You'll think me mad, but I've allowed myself once more to be drawn into an economic discussion with a "Modern Monetary Theory" enthusiast, because I was so startled to read that a solid bunch of progressives out there believe that the government deficit is not only a good but an essential thing for the welfare and happiness of Americans.
First of all, I've got to link to last year's Onion video on "The Money Hole" (h/t to today's Daily Caller for reposting it), which perfectly captures the lunacy of most political/economic discussions I've ever tried to listen to:
Now back to MMT: I take it the idea is that all private-sector financial transactions balance out to zero, which is Bad Thing, so the Government/Treasury/Central Bank injects new net financial transactions into the economy by spending more than the government taxes, which is a Good Thing. I asked why, in that case, the government shouldn't make the deficit even more fabulously beneficent by spending with greater abandon and collecting no taxes at all. The answer came back that that would cause inflation, a Bad Thing. What's more, without taxes, there would be no demand for the U.S. currency, because no one would believe it had value, just as my personal I.O.U. has no value if I have no visible means of future support. So why is a deficit a Good Thing, again?
And why is it not a Good Thing that all private-sector financial transactions net out to zero? Isn't that another way of saying that part of the private sector (say, older people who've amassed assets for retirement) is always lending to another part of the private sector (say, younger people who are starting businesses)? Why shouldn't it balance? And what, in the name of all that's comprehensible, would any of this have to do with the dream of full employment provided to us by a benevolent government?
I've never been schooled properly in economics. It was one of those things I never even considered studying in college. Now I'm completely at sea, trying to read up on this stuff. Can someone tell me whether MMT is complete lunacy, or is it worth trying to read more about it until I can make sense of some of the concepts? Because reading some of the links I've been sent to really makes me feel like I'm trying to understand the works of Joseph Smith, but without bringing sufficient faith to the task.
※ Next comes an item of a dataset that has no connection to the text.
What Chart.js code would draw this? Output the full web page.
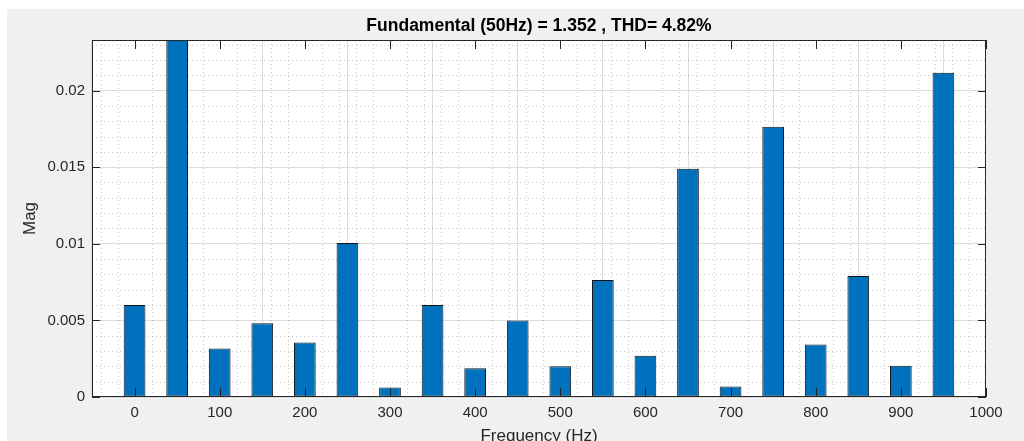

My husband recommended Thomas Sowell's excellent text, Basic Economics, to make up for my inadequate formal education, and I'm enjoying it thoroughly, because it's written in something I recognize as English. In the meantime, I see S&P has "revised its outlook" on the U.S. sovereign credit rating, perhaps preparatory to downgrading its AAA status:
Because the U.S. has, relative to its ‘AAA’ peers, what we consider to be very large budget deficits and rising government indebtedness and the path to addressing these is not clear to us, we have revised our outlook on the long-term rating to negative from stable.We believe there is a material risk that U.S. policymakers might not reach an agreement on how to address medium- and long-term budgetary challenges by 2013; if an agreement is not reached and meaningful implementation does not begin by then, this would in our view render the U.S. fiscal profile meaningfully weaker than that of peer ‘AAA’ sovereigns.